Found this horoscope for Virgos (which is me) that has some interesting suggestions. Most of it actually seems to fit me, which is kind of rare for me from a general statement. Some of it is wishful thinking on my part.

"How strange and unsettling is the call for freedom. Feel it rippling in your heart. Feel it calling you to explore the experience you've been craving for. This is, at its essence, the theme of your life: the quest to be freed from structure enough to actually do, feel and see the worlds you had not dared to touch in the past, or that you were not allowed to. Now is very likely the time. Your relationships are poised to become as creative, passionate and chaotic as your work life has been, and your work is about to narrow to a point of what could reasonably be called success. All of it speaks to escaping the established patterns of your life fast and all at once, then doing it again, and again. It's amazing how good you can feel once you've survived the bottom falling out, once you've decided that judging others harshly is pointless, and once you know that other people are not really the ones inspiring you: that the source of curiosity and the yearning for release is all your own. Decisions must, as you're learning quickly, have a basis. Choice is guided by a much deeper reference set that has little to do with supposed outcomes; rather, the impetus to be whole/holy is the beacon. Several times in these four seasons, you'll be able to stop completely and know you can move in any direction whatsoever; each will be followed by a cascade of changes. Make a decision and trust it. You may fear that this process won't be easy for partners, but I assure you they can keep pace. Trust, as well, that your most powerful meetings will happen on a schedule of cosmic convenience. They will happen, and powerful is an understatement."

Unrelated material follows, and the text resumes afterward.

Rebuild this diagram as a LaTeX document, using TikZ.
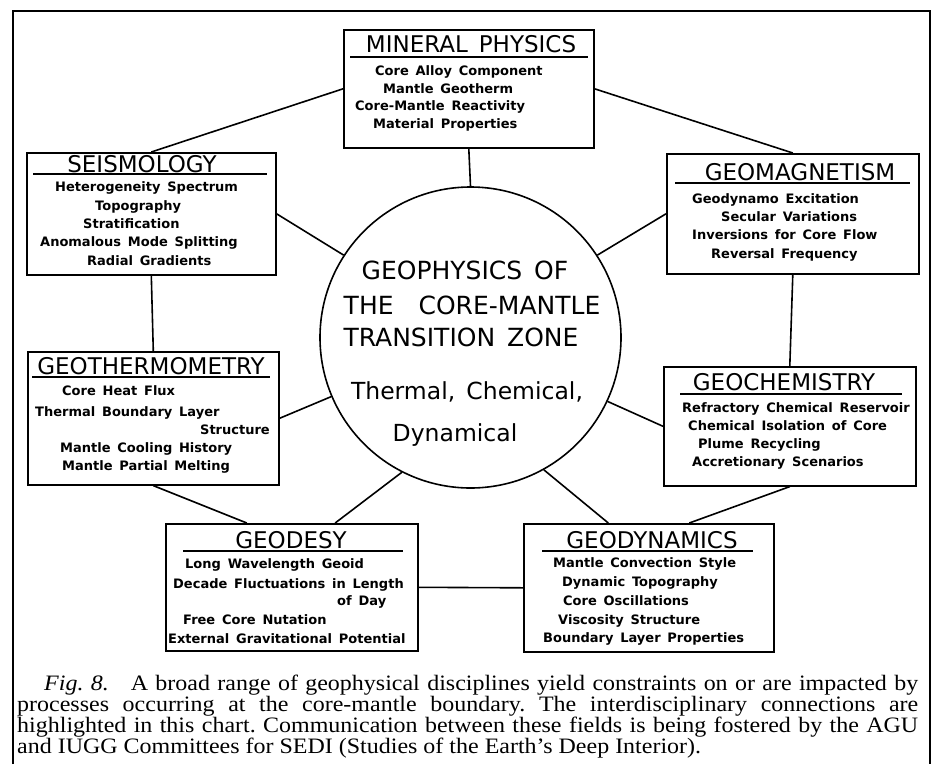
\documentclass[tikz,border=0pt]{standalone}
\usepackage{fontspec}
\setmainfont{DejaVu Sans}
\newfontfamily\ttlfont[WordSpace=1.6]{DejaVu Sans}
\newfontfamily\itmfont[WordSpace=1.5]{DejaVu Sans}
\newfontfamily\capfont[FakeStretch=1.09]{Liberation Serif}
\usetikzlibrary{calc}
\frenchspacing
\tikzset{
  frame/.style={line width=2.8pt},
  field/.style={draw,line width=1.6pt,inner sep=0pt,anchor=north west},
  hub/.style={draw,circle,line width=1.6pt,minimum size=301pt,inner sep=0pt},
  ttl/.style={font=\ttlfont\fontsize{23}{23}\selectfont,inner sep=0pt},
  rule/.style={line width=1.4pt},
  itm/.style={font=\itmfont\bfseries\fontsize{13}{14}\selectfont,inner sep=0pt,anchor=mid west},
  hubtxt/.style={font=\ttlfont\fontsize{25}{25}\selectfont,inner sep=0pt},
  hubsub/.style={font=\ttlfont\fontsize{23.5}{24}\selectfont,inner sep=0pt},
  link/.style={line width=1.6pt},
  capline/.style={font=\capfont\fontsize{22}{22}\selectfont,inner sep=0pt,anchor=base west},
}

\begin{document}
\begin{tikzpicture}[x=1pt,y=-1pt]
  \useasboundingbox (0,0) rectangle (937,764);
  % --- outer frame (open at the bottom) ---
  \draw[frame] (13,764) -- (13,11) -- (930,11) -- (930,764);

  % --- central circle ---
  \node[hub] (core) at (470.5,337.5) {};
  \node[hubtxt] (hub1) at (465,270) {GEOPHYSICS OF};
  \node[hubtxt] (hub2) at (472,305) {THE\quad CORE-MANTLE};
  \node[hubtxt] (hub3) at (461,337) {TRANSITION ZONE};
  \node[hubsub] (hub4) at (467,392) {Thermal, Chemical,};
  \node[hubsub] (hub5) at (455,435) {Dynamical};

  % --- mineral physics ---
  \node[field,minimum width=250pt,minimum height=118pt] (minphys) at (343,29) {};
  \node[ttl] (minphysT) at (471,44) {MINERAL PHYSICS};
  \draw[rule] (350,57) -- (588,57);
  \foreach \t/\x/\y [count=\i] in {Core Alloy Component/375/73,Mantle Geotherm/383/91,
      Core-Mantle Reactivity/355/108,Material Properties/373/126}
    \node[itm] (minphys\i) at (\x,\y) {\t};

  % --- seismology ---
  \node[field,minimum width=249pt,minimum height=122pt] (seis) at (26,152) {};
  \node[ttl] (seisT) at (142,164) {SEISMOLOGY};
  \draw[rule] (33,174) -- (267,174);
  \foreach \t/\x/\y [count=\i] in {Heterogeneity Spectrum/55/189,Topography/95/208,
      Stratification/83/226,Anomalous Mode Splitting/40/244,Radial Gradients/87/263}
    \node[itm] (seis\i) at (\x,\y) {\t};

  % --- geomagnetism ---
  \node[field,minimum width=252pt,minimum height=120pt] (geomag) at (666,153) {};
  \node[ttl] (geomagT) at (800,172) {GEOMAGNETISM};
  \draw[rule] (675,183) -- (910,183);
  \foreach \t/\x/\y [count=\i] in {Geodynamo Excitation/692/201,Secular Variations/721/219,
      Inversions for Core Flow/692/237,Reversal Frequency/711/256}
    \node[itm] (geomag\i) at (\x,\y) {\t};

  % --- geothermometry ---
  \node[field,minimum width=251pt,minimum height=133pt] (thermo) at (27,351) {};
  \node[ttl] (thermoT) at (151,366) {GEOTHERMOMETRY};
  \draw[rule] (32,377) -- (270,377);
  \foreach \t/\x/\y [count=\i] in {Core Heat Flux/62/393,Thermal Boundary Layer/35/414,
      Mantle Cooling History/60/450,Mantle Partial Melting/62/468}
    \node[itm] (thermo\i) at (\x,\y) {\t};
  \node[itm,anchor=mid east] (thermo5) at (270,432) {Structure};

  % --- geochemistry ---
  \node[field,minimum width=252pt,minimum height=119pt] (geochem) at (663,366) {};
  \node[ttl] (geochemT) at (784,382) {GEOCHEMISTRY};
  \draw[rule] (680,394) -- (902,394);
  \foreach \t/\x/\y [count=\i] in {Refractory Chemical Reservoir/682/410,
      Chemical Isolation of Core/688/428,Plume Recycling/698/446,Accretionary Scenarios/692/464}
    \node[itm] (geochem\i) at (\x,\y) {\t};

  % --- geodesy ---
  \node[field,minimum width=252pt,minimum height=127pt] (geodesy) at (165,523) {};
  \node[ttl] (geodesyT) at (291,540) {GEODESY};
  \draw[rule] (183,551) -- (403,551);
  \foreach \t/\x/\y [count=\i] in {Long Wavelength Geoid/185/566,
      Decade Fluctuations in Length/173/586,of Day/337/603,Free Core Nutation/183/622,
      External Gravitational Potential/168/641}
    \node[itm] (geodesy\i) at (\x,\y) {\t};

  % --- geodynamics ---
  \node[field,minimum width=250pt,minimum height=128pt] (geodyn) at (523,523) {};
  \node[ttl] (geodynT) at (652,540) {GEODYNAMICS};
  \draw[rule] (542,551) -- (753,551);
  \foreach \t/\x/\y [count=\i] in {Mantle Convection Style/553/565,Dynamic Topography/562/584,
      Core Oscillations/563/603,Viscosity Structure/558/622,Boundary Layer Properties/543/640}
    \node[itm] (geodyn\i) at (\x,\y) {\t};

  % --- connections ---
  \draw[link] (minphys.west) -- (seis.north);
  \draw[link] (minphys.east) -- (geomag.north);
  \draw[link] (minphys.south) -- (core.north);
  \draw[link] (seis.east) -- (core.147);
  \draw[link] (geomag.west) -- (core.33);
  \draw[link] (seis.south) -- (thermo.north);
  \draw[link] (geomag.south) -- (geochem.north);
  \draw[link] (thermo.east) -- (core.203);
  \draw[link] (geochem.west) -- (core.-25);
  \draw[link] (thermo.south) -- (geodesy.125);
  \draw[link] (geodesy.56) -- (core.243);
  \draw[link] (geodesy.east) -- (geodyn.west);
  \draw[link] (geodyn.122) -- (core.-61);
  \draw[link] (geodyn.58) -- (geochem.south);

  % --- caption ---
  \node[capline] (cap1) at (44,690)
       {\makebox[874pt][s]{\textit{Fig. 8.}\quad A broad range of geophysical disciplines yield constraints on or are impacted by}};
  \node[capline] (cap2) at (17,711)
       {\makebox[901pt][s]{processes occurring at the core-mantle boundary. The interdisciplinary connections are}};
  \node[capline] (cap3) at (17,732)
       {\makebox[901pt][s]{highlighted in this chart. Communication between these fields is being fostered by the AGU}};
  \node[capline] (cap4) at (17,753)
       {and IUGG Committees for SEDI (Studies of the Earth’s Deep Interior).};
\end{tikzpicture}
\end{document}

colored pencil on black charcoal paper, 2005. The flash changed this drawing making it much lighter and brighter than in "real" life, but also more colorful. It looks less like a midnight meditation this way than I intended. Posted by Hello

February

Life is about perspectives and the way it is viewed. As OB1 said to Luke Skywalker, “The truths that a Jedi clings to are from a certain point of view.” For one person, this month is a major point in their life. A time of refection and time to mark growth and their birthday, a new year, new beginings. My parents wedding anniversary is this month, 7th, 46 years. In a way, this is a time of re-birth for me as well. Although, in the past, this month has been anything but enjoyable for me. In the past 5 years, as you who have read my other bogs know, I have been alone and growing and healing. At times, I have been very angry, resentful and extremely depressed. From my point of view then, maybe not so much now, I hated this month. Take a look back at one of my bogs and read “SHANON: SNAPSHOTS OF A FRIENDSHIP” Real quickly, my best friend died, February 8th, 1990. It changed my life completely. Some days, I miss her so very much. Anyway, in the past, this time of the year has been one that I wish would just go away. I can just feel the anxiety and depression creeping over me like a dark cloud, removing the Sunlight and raining on my day. Even though I was completely aware of this and why, I could not stop those emotions. I would get into a funk and remain there until late March, early April. Something as simple as a different point of view alluded me. For me, April or the beginning of spring is a time of reflection and the New Year. It is a time of new beginnings and leaving behind the old. If I look at February in a different way, I could see it as my month of rebirth as well. This year, the depression has not hit me nor has it crept up on me. It does not honor her memory for me to be so solemn and dark. She does not want me to be unhappy at this time, but to remember the good times. So far, I am doing okay. 6 days from now… just have to see.

Tuesday, February 01, 2005

dreams and true love

A dream this morning reminded me of something else about love and sex from my previous relationships. ALL of my previous relationships (save one) has been the same in one way: I did not feel that they were the “one.” We all know this concept, that a person has that deep intuitive feeling, that intense knowing, that passion in our hearts that tells us we will marry this person and love them for eternity. When I was with all of these other women, there was love, yes, but in the farthest depths of my mind, in the base of my heart, I knew it was not true love. Although I had heard this many times from the others, I had no idea how it even felt, only that I was not feeling it. It was very unfair to them, very. Some feelings were indeed hurt and hurt deeply. Eventually, we would both come to realize that I was not in love with them in that manner and thus, it would end. The one time I felt that way, with the last person I was with, it felt so comfortable and so right, yet, I knew that I could not become complacent. She told me she felt the same and for the first time in my live, I was not depressed or worried about life, but living it, gracefully. What happened, then? I do not know, you would have to ask her. 18 months latter I was alone again and in very bad shape; indeed the worst ever. I did not want to stop or leave, but now that I look back, I can see that it was far from perfect and there was much room for improvement and things better. Before her, I did not completely understand the concept of the “one” and now, I can say I know how it feels. Believe me folks, once you have that, there is NO substitutes and no going back. The dream has reminded me that I do not want to be put in that position again of being in a relationship that I do not love her completely. I think that Karma will have a little something to say about it if I do and I have been working hard to create positive Karma for myself. Maybe I am missing something or maybe I am just not like some of you others, but there will have to be this kind of love for me to commit to another. To me, sex is a commitment. Perhaps it is possible that I could meet someone who knows this like I do and perhaps we will both know and understand that if we make love it will not be to from some long term relationship. Maybe I need that to heal and grow, but then where is the love? Perhaps I just need to wait for that true love.

The waiting is tough, very tough at times.